Shepherd Center Researchers Testing Memory App for Google Glass and Wearable Technologies
Remembering important tasks or recent interactions with people can be a challenge for anybody. For people recovering from and living with the effects of a brain injury, these everyday tasks can be even more difficult.
That’s why clinicians at Shepherd Pathways, Shepherd Center’s post-acute brain injury rehabilitation program, often teach patients how to use tools and techniques for aiding memory. These tools include common consumer devices such as cell phones and tablets.
Building on these clinical practices, a research and development team at Shepherd Center has recently developed its own memory application (“app”) called EyeRemember, which runs on a wearable device called Google Glass. Researchers have begun testing the app, gathering helpful feedback from patients with brain injury, as well as their caregivers and therapists.
The research team’s three members are part of the Glass Explorer program, and include clinical research scientist John Morris, Ph.D., speech-language pathologist Tracey Wallace, MA, CCC-SLP, and Android developer Scott Bradshaw, BSCS. The project is being funded by a Glass Accessibility Award the team received from Google in 2014.

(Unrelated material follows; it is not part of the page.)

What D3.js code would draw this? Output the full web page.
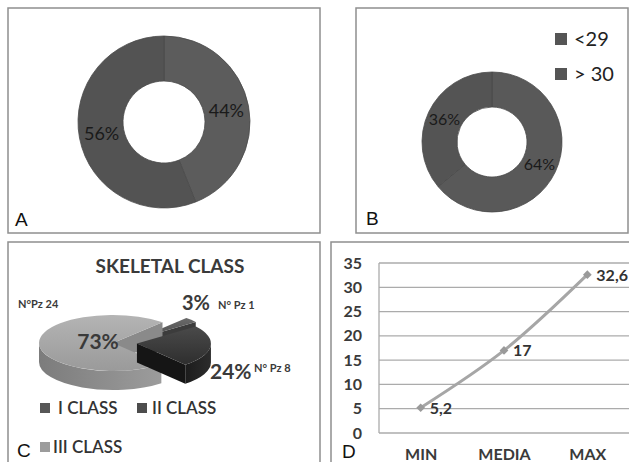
<!DOCTYPE html>
<html>
<head>
<meta charset="utf-8">
<script src="https://cdn.jsdelivr.net/npm/d3@7"></script>
<style>
  html, body { margin: 0; padding: 0; background: #fff; }
  svg { display: block; }
</style>
</head>
<body>
<div id="chart"></div>
<script>
// data
const donutA = [44, 56];
const donutB = [64, 36];
const legendB = ["<29", "> 30"];
const classNames = ["I CLASS", "II CLASS", "III CLASS"];
const classPct = [3, 24, 73];
const classN = ["N° Pz 1", "N° Pz 8", "N°Pz 24"];
const lineCats = ["MIN", "MEDIA", "MAX"];
const lineVals = [5.2, 17, 32.6];
const lineLabels = ["5,2", "17", "32,6"];
const yTicks = [0, 5, 10, 15, 20, 25, 30, 35];

const W = 629, H = 462;
const svg = d3.select("#chart").append("svg")
  .attr("width", W).attr("height", H)
  .attr("font-family", "Lato, 'Open Sans', sans-serif");

const defs = svg.append("defs");
function grad(id, c1, c2, vertical) {
  const g = defs.append("linearGradient").attr("id", id)
    .attr("x1", 0).attr("y1", 0).attr("x2", vertical ? 0 : 1).attr("y2", vertical ? 1 : 0);
  g.append("stop").attr("offset", "0%").attr("stop-color", c1);
  g.append("stop").attr("offset", "100%").attr("stop-color", c2);
}
grad("g3top", "#b4b4b4", "#9a9a9a", true);
grad("g3side", "#7c7c7c", "#9c9c9c", false);
grad("g2top", "#4a4a4a", "#2e2e2e", true);
grad("g2side", "#1c1c1c", "#2c2c2c", false);
grad("g1top", "#6a6a6a", "#4c4c4c", true);

// panel frames
const frames = [
  {x: 8, y: 8, w: 312, h: 225},
  {x: 356, y: 8, w: 272, h: 225},
  {x: 8, y: 242, w: 312, h: 230},
  {x: 331, y: 242, w: 310, h: 230}
];
svg.append("g").selectAll("rect").data(frames).join("rect")
  .attr("x", d => d.x).attr("y", d => d.y)
  .attr("width", d => d.w).attr("height", d => d.h)
  .attr("fill", "none").attr("stroke", "#8f8f8f").attr("stroke-width", 1.5);

// ---------- donuts ----------
function donut(vals, cx, cy, ro, ri, fills, fs) {
  const pie = d3.pie().sort(null)(vals);
  const arc = d3.arc().innerRadius(ri).outerRadius(ro);
  const g = svg.append("g").attr("transform", `translate(${cx},${cy})`);
  g.selectAll("path").data(pie).join("path")
    .attr("d", arc)
    .attr("fill", (d, i) => fills[i])
    .attr("stroke", "#4a4a4a").attr("stroke-width", 0.8);
  g.selectAll("text").data(pie).join("text")
    .attr("x", d => arc.centroid(d)[0])
    .attr("y", d => arc.centroid(d)[1])
    .attr("dy", "0.36em")
    .attr("text-anchor", "middle")
    .attr("font-size", fs)
    .attr("fill", "#1a1a1a")
    .text(d => d.data + "%");
}
donut(donutA, 164, 122, 86, 41, ["#5c5c5c", "#535353"], 18);
donut(donutB, 492, 142, 70, 35, ["#595959", "#545454"], 16);

// legend B
const lg = svg.append("g");
legendB.forEach((t, i) => {
  lg.append("rect").attr("x", 555).attr("y", 33 + i * 35).attr("width", 12).attr("height", 12)
    .attr("fill", "#555");
  lg.append("text").attr("x", 574).attr("y", 46 + i * 35)
    .attr("font-size", 20).attr("fill", "#222").text(t);
});

// ---------- 3D pie (C) ----------
svg.append("text").attr("x", 170).attr("y", 273).attr("text-anchor", "middle")
  .attr("font-size", 19).attr("font-weight", "bold").attr("fill", "#3a3a3a")
  .text("SKELETAL CLASS");

const rot = 42 * Math.PI / 180;
const pie3 = d3.pie().sort(null).startAngle(rot).endAngle(rot + 2 * Math.PI)(classPct);
const C = {x: 125, y: 343}, rx = 74, ry = 28, depth = 19;
const explode = [16, 12, 12];
const tops = ["url(#g1top)", "url(#g2top)", "url(#g3top)"];
const sides = ["#3a3a3a", "url(#g2side)", "url(#g3side)"];
const walls = ["#3c3c3c", "#151515", "#8a8a8a"];

const pc = svg.append("g");
function P(o, a) { return [o[0] + rx * Math.sin(a), o[1] - ry * Math.cos(a)]; }
function drawSlice(d, i) {
  const mid = (d.startAngle + d.endAngle) / 2;
  const o = [C.x + explode[i] * Math.sin(mid), C.y - explode[i] * (ry / rx) * Math.cos(mid)];
  const a0 = d.startAngle, a1 = d.endAngle;
  // radial walls facing the viewer
  [[a0, a0 - Math.PI / 2], [a1, a1 + Math.PI / 2]].forEach(([a, n]) => {
    if (Math.cos(n) < 0) {
      const p = P(o, a);
      pc.append("path").attr("fill", walls[i])
        .attr("d", `M${o}L${p}L${p[0]},${p[1] + depth}L${o[0]},${o[1] + depth}Z`);
    }
  });
  // outer curved side, front half only
  [[Math.PI / 2, 3 * Math.PI / 2], [Math.PI / 2 + 2 * Math.PI, 3 * Math.PI / 2 + 2 * Math.PI]].forEach(([lo, hi]) => {
    const s = Math.max(a0, lo), e = Math.min(a1, hi);
    if (e > s) {
      const ps = P(o, s), pe = P(o, e);
      pc.append("path").attr("fill", sides[i])
        .attr("d", `M${ps}A${rx},${ry} 0 0 1 ${pe}L${pe[0]},${pe[1] + depth}` +
          `A${rx},${ry} 0 0 0 ${ps[0]},${ps[1] + depth}Z`);
    }
  });
  const p0 = P(o, a0), p1 = P(o, a1);
  pc.append("path").attr("fill", tops[i])
    .attr("d", `M${o}L${p0}A${rx},${ry} 0 ${a1 - a0 > Math.PI ? 1 : 0} 1 ${p1}Z`);
}
[0, 2, 1].forEach(i => drawSlice(pie3[i], i));

// pie labels
const pl = svg.append("g").attr("font-weight", "bold").attr("fill", "#3a3a3a");
pl.append("text").attr("x", 98).attr("y", 349).attr("text-anchor", "middle")
  .attr("font-size", 21).text(classPct[2] + "%");
pl.append("text").attr("x", 182).attr("y", 310)
  .attr("font-size", 20).text(classPct[0] + "%");
pl.append("text").attr("x", 218).attr("y", 309)
  .attr("font-size", 11).text(classN[0]);
pl.append("text").attr("x", 210).attr("y", 379)
  .attr("font-size", 21).text(classPct[1] + "%");
pl.append("text").attr("x", 254).attr("y", 372)
  .attr("font-size", 11).text(classN[1]);
pl.append("text").attr("x", 18).attr("y", 308)
  .attr("font-size", 11).text(classN[2]);

// legend C
const legC = [
  {x: 40, y: 403, tx: 58, c: "#575757"},
  {x: 137, y: 403, tx: 152, c: "#4d4d4d"},
  {x: 40, y: 442, tx: 53, c: "#9c9c9c"}
];
classNames.forEach((t, i) => {
  const L = legC[i];
  svg.append("rect").attr("x", L.x).attr("y", L.y).attr("width", 10).attr("height", 10).attr("fill", L.c);
  svg.append("text").attr("x", L.tx).attr("y", L.y + 11).attr("font-size", 17)
    .attr("font-weight", 600).attr("fill", "#333").text(t);
});

// ---------- line chart (D) ----------
const x = d3.scalePoint().domain(lineCats).range([379, 629]).padding(0.5);
const y = d3.scaleLinear().domain([0, 35]).range([433, 263]);

const gd = svg.append("g");
gd.selectAll("line.grid").data(yTicks).join("line").attr("class", "grid")
  .attr("x1", 379).attr("x2", 629)
  .attr("y1", d => y(d)).attr("y2", d => y(d))
  .attr("stroke", "#ababab").attr("stroke-width", 1.3);
gd.append("line").attr("x1", 379).attr("x2", 379).attr("y1", y(35)).attr("y2", y(0))
  .attr("stroke", "#ababab").attr("stroke-width", 1.3);

const yAxis = gd.append("g").attr("transform", "translate(379,0)")
  .call(d3.axisLeft(y).tickValues(yTicks).tickSize(0).tickPadding(17));
yAxis.select(".domain").remove();
yAxis.selectAll("text").attr("font-family", "Lato, sans-serif").attr("font-size", 16)
  .attr("font-weight", "bold").attr("fill", "#3a3a3a");

const xAxis = gd.append("g").attr("transform", `translate(0,${y(0)})`)
  .call(d3.axisBottom(x).tickSize(0).tickPadding(16));
xAxis.select(".domain").remove();
xAxis.selectAll("text").attr("font-family", "Lato, sans-serif").attr("font-size", 16)
  .attr("font-weight", "bold").attr("fill", "#3a3a3a");

const pts = lineCats.map((c, i) => [x(c), y(lineVals[i])]);
gd.append("path").datum(pts)
  .attr("d", d3.line().curve(d3.curveCatmullRom.alpha(0.5)))
  .attr("fill", "none").attr("stroke", "#a6a6a6").attr("stroke-width", 3);
gd.selectAll("path.mk").data(pts).join("path").attr("class", "mk")
  .attr("transform", d => `translate(${d[0]},${d[1]}) rotate(45)`)
  .attr("d", d3.symbol(d3.symbolSquare, 38))
  .attr("fill", "#9a9a9a");
gd.selectAll("text.lbl").data(pts).join("text").attr("class", "lbl")
  .attr("x", d => d[0] + 9).attr("y", d => d[1] + 6)
  .attr("font-size", 16).attr("font-weight", "bold").attr("fill", "#333")
  .text((d, i) => lineLabels[i]);

// panel letters
svg.append("g").selectAll("text").data([
  {t: "A", x: 15, y: 226}, {t: "B", x: 366, y: 225},
  {t: "C", x: 17, y: 457}, {t: "D", x: 342, y: 458}
]).join("text")
  .attr("x", d => d.x).attr("y", d => d.y)
  .attr("font-family", "'Liberation Sans', Arial, sans-serif")
  .attr("font-size", 19).attr("fill", "#111").text(d => d.t);
</script>
</body>
</html>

EyeRemember helps people with memory difficulties keep track of people in their circle – family, friends, therapy team members and possibly others with whom the user interacts on a regular basis. The EyeRemember app works in conjunction with Bluetooth low-energy (BLE) beacons – small transmitters about the size of a car key fob – that must be worn or carried by friends, family, therapists and others in the user’s community. The app uses the Bluetooth capabilities built into Glass to regularly scan for other BLE beacons in the vicinity.
The user, or user’s caregiver, must first assign a beacon to individuals in the user’s circle. When the user gives the command for EyeRemember to create a new contact, the app initiates a scan of BLE beacons in the vicinity. When one is detected, it offers the user the opportunity to attach contact information to the beacon by entering a name, relationship information and a photo. After the user creates the contact, he or she can add notes about that person, or possibly things the user wants to tell that person.
The next time the beacon for an individual contact enters the vicinity of the Glass wearer, the beacon will be identified by the EyeRemember app. The contact information “card” for that individual will appear automatically on Glass, showing a photo, name and relationship for the contact. The user can then select that card to view existing notes or add new ones.
“EyeRemember is still in the testing phase. So far, clinicians and patients have been very receptive to the prototype. But, we’re still assessing the app’s effectiveness as a memory aid,” says Wallace, who is leading the clinical evaluation of the app.
Google announced in January 2015 that it was closing the Explorer program and moving the Glass program from the experimental Google X Lab to become its own Google team. At that time, Google promised future versions of Glass. The current version of Glass is still being sold to certified partners – companies in healthcare, manufacturing and other industries whose workers need hands-free access to information – in the Glass at Work program.
“We’re committed to going forward with our research and development efforts on Glass,” Dr. Morris says. “We are beginning to gather important data on app interfaces for wearable displays – whether on Glass or watches or wrist bands – for people with brain injury and their clinicians, especially for memory remediation. And, we think that Glass-like wearable hardware worn on the head is likely to mature rapidly into a robust consumer technology.”
Shepherd Center, located in Atlanta, Georgia, is a private, not-for-profit hospital specializing in medical treatment, research and rehabilitation for people with spinal cord injury, brain injury, multiple sclerosis, spine and chronic pain, and other neuromuscular conditions. Founded in 1975, Shepherd Center is ranked by U.S. News & World Report among the top 10 rehabilitation hospitals in the nation. In its more than four decades, Shepherd Center has grown from a six-bed rehabilitation unit to a world-renowned, 152-bed hospital that treats more than 900 inpatients, 575 day program patients and more than 7,100 outpatients each year.